The exercise -
Pick out each line of the records that includes the string "this", and copy it.

Entries -
◇ ◇ ◇ ◇ ◇ ◇ ◇

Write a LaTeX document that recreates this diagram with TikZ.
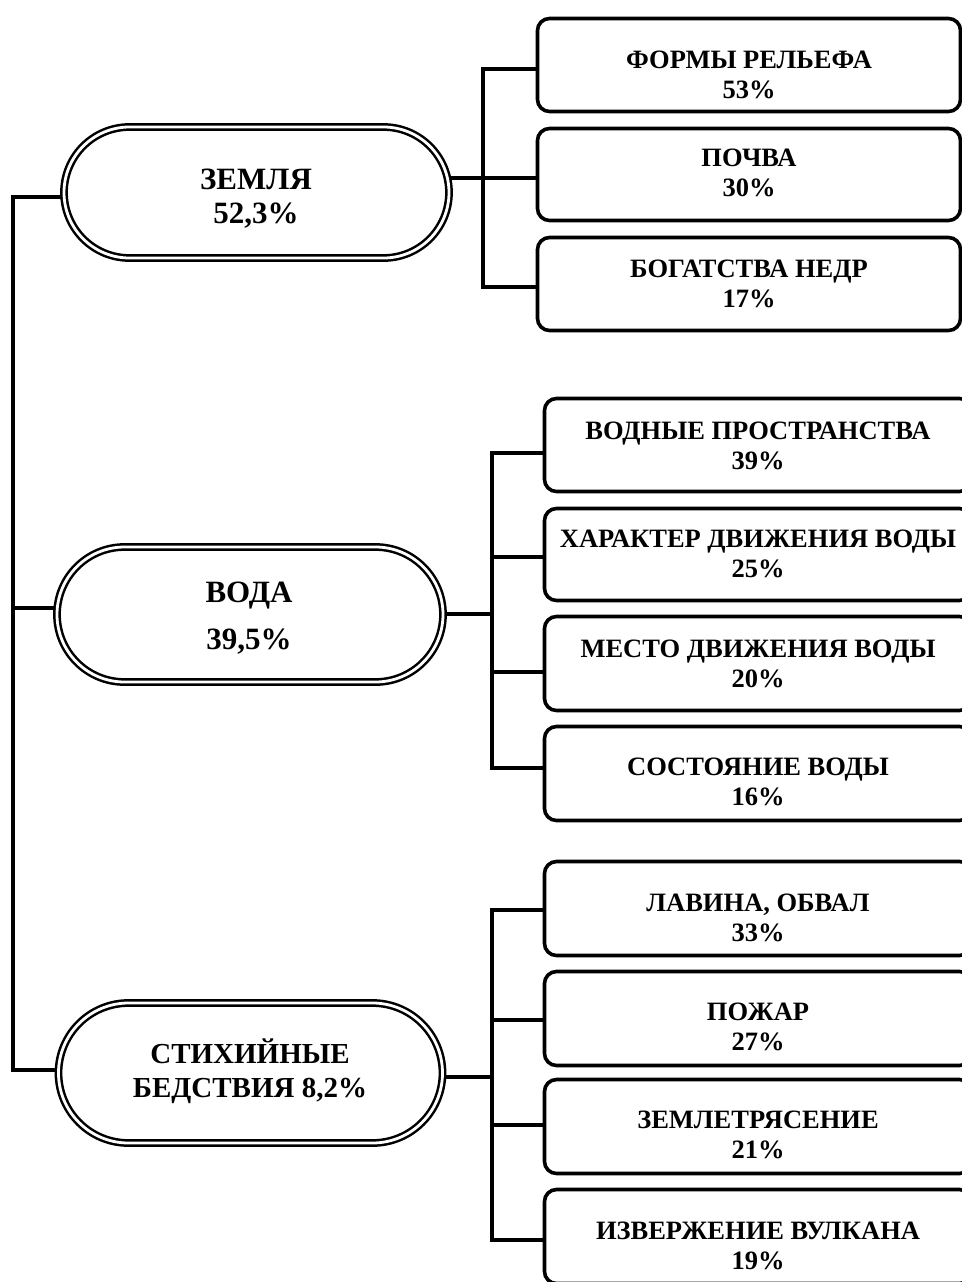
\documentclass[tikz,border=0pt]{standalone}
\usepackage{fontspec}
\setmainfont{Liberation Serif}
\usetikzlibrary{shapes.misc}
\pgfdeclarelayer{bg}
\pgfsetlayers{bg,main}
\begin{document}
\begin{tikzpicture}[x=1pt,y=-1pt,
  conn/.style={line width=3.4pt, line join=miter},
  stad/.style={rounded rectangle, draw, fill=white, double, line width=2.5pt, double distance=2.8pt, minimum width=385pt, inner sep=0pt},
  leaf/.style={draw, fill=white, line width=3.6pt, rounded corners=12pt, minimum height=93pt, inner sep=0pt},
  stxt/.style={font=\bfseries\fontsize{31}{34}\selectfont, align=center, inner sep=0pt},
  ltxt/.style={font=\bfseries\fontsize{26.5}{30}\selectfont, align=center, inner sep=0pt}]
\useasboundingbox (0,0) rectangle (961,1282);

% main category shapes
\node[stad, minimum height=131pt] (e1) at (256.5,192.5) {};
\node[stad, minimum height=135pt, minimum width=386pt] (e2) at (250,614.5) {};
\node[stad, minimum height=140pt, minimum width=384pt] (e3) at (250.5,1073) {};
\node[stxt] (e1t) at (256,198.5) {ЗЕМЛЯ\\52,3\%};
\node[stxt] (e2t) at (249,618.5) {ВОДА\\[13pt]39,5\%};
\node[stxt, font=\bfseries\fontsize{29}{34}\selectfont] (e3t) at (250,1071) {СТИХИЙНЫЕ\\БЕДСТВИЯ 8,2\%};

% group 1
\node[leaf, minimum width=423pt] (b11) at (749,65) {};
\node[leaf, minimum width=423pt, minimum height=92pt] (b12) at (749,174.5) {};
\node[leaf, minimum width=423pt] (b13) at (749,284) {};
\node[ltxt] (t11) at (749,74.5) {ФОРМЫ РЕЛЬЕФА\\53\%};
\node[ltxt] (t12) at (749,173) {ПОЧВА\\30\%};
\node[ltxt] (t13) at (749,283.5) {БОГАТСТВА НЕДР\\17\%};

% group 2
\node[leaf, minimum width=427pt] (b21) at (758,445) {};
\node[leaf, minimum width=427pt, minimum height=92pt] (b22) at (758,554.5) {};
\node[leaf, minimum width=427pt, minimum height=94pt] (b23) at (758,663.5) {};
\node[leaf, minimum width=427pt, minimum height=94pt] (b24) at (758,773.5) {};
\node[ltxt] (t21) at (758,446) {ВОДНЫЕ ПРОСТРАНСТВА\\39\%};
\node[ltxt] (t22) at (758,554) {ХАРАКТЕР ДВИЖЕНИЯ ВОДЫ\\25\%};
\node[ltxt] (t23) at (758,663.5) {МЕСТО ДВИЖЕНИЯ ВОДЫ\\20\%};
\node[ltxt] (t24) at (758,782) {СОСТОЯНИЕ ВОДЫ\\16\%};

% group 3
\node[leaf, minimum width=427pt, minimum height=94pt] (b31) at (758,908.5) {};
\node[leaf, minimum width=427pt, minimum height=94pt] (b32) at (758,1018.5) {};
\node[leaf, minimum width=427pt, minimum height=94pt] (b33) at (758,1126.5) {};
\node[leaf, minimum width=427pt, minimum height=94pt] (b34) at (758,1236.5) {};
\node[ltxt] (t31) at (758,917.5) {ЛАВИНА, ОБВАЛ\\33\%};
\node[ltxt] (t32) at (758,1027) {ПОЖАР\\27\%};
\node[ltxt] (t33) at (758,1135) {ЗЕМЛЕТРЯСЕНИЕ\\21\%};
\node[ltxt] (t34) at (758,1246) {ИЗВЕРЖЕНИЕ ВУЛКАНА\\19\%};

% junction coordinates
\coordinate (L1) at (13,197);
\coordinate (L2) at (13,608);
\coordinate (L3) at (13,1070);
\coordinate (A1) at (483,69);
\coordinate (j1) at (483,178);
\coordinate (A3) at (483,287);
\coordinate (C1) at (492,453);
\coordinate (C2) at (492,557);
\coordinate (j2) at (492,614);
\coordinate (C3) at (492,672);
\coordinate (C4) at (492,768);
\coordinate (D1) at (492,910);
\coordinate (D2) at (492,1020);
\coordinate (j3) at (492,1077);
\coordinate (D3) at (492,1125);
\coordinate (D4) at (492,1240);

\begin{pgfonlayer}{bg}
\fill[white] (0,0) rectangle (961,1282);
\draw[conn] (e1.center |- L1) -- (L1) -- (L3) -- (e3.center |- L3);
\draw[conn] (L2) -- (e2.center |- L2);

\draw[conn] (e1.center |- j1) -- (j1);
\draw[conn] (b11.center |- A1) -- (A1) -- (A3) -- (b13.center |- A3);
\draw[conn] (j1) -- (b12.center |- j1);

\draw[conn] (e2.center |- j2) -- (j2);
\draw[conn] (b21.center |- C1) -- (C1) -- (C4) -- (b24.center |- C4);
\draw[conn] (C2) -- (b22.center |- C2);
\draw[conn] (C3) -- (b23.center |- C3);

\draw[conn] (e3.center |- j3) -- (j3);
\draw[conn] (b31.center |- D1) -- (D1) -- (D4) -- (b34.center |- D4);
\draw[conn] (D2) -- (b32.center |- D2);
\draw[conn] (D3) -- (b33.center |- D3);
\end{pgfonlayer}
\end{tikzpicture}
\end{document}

◇ ◇ ◇ ◇ ◇ ◇ ◇

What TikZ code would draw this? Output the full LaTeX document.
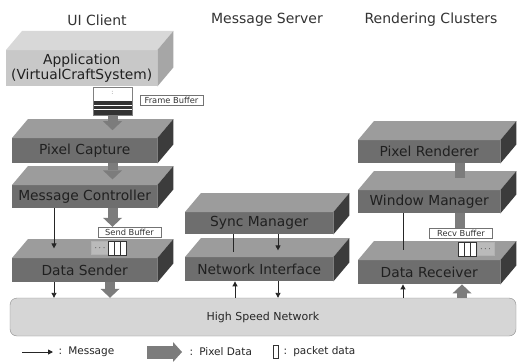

◇ ◇ ◇ ◇ ◇ ◇ ◇

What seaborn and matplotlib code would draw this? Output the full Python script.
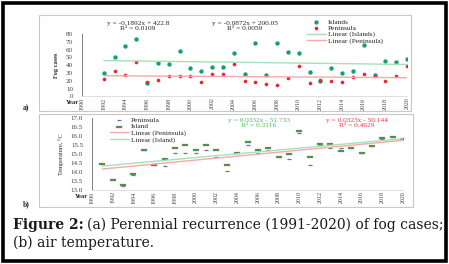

◇ ◇ ◇ ◇ ◇ ◇ ◇

Solved exercise -
Write a LaTeX document that recreates this diagram with TikZ.
What TikZ code would draw this? Output the full LaTeX document.
What seaborn and matplotlib code would draw this? Output the full Python script.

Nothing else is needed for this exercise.